Last week, in the Huffington Post, People’s Action Institute co-director George Goehl called for those inspired by the big ideas of Bernie Sanders’s campaign to take action on the banking fight we can win right now.

And yesterday, in Huffington Post Business, Amanda Balantine, the National Director of Main Street Alliance, a project of People’s Action, wrote about the harmful impact payday lending has on small businesses across the country. Main Street Alliance leader David Borris also spoke about the way payday lending impacts his employees in an online video posted this week that has been shared more than 50 times.

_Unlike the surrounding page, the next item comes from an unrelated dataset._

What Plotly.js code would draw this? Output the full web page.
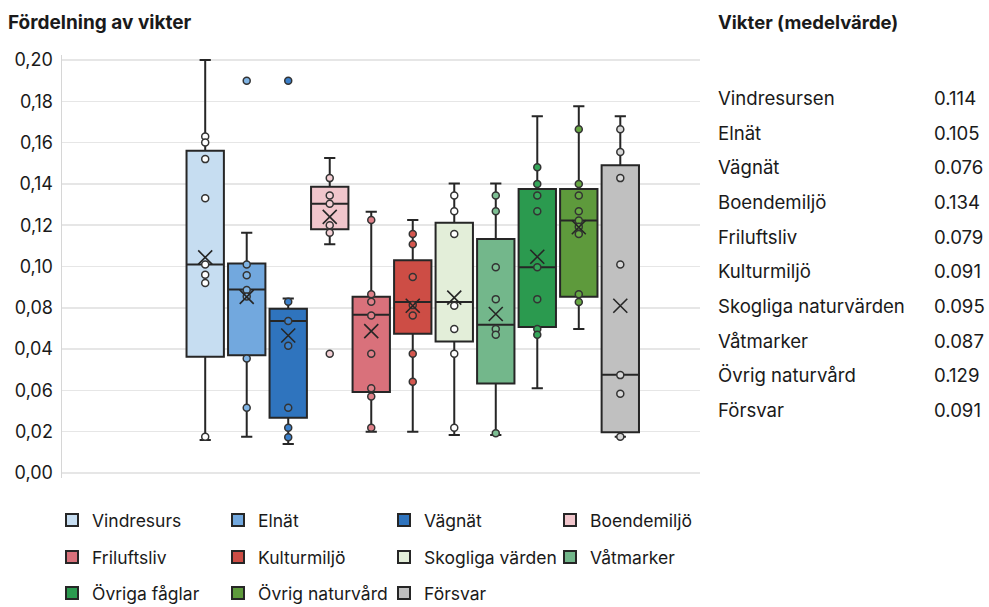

People’s Action Institute Policy Director Liz Ryan Murray wrote a piece called “Swimming Against the Loan Sharks” that appeared in Common Dreams, Truthout, and Inequality.org. She told the story of those who have been trapped by payday loans and of the predators who profited off them. She also outlined the ways in which the CFPB’s proposed rule should be strengthened, such as ensuring that every loan is affordable and properly underwritten.

Finally, our affiliates from Main Street Alliance, New Jersey Citizen Action, and Michigan United wrote some great pieces.

In Florida, MSA leader Andrew Lytle wrote about encountering payday loan storefronts during his business travel across the state.

Marzett Hawkins, an MSA leader who owns Integrity Hawk in Columbus, Ohio, wrote on Medium about his own experience taking out a payday loan — and how these loans prevent people from goals like buying a house or starting a business.

Oregon MSA leader Carmen Ripley Wilson wrote a letter detailing how payday lenders ultimately impact her bottom line by emptying her customers’ pockets.

Phyllis Salowe-Kaye, executive director of New Jersey Citizen Action, wrote in the Asbury Park Press of how payday lending has trapped New Jerseyans in debt online, even though the state has limits on high cost lending, providing even more reason for strong federal regulations from the CFPB.

Finally, in Michigan, Debbi Adams told the Public News Service that payday lenders in the state collected more than $103 million in fees last year and said “this needs to stop.”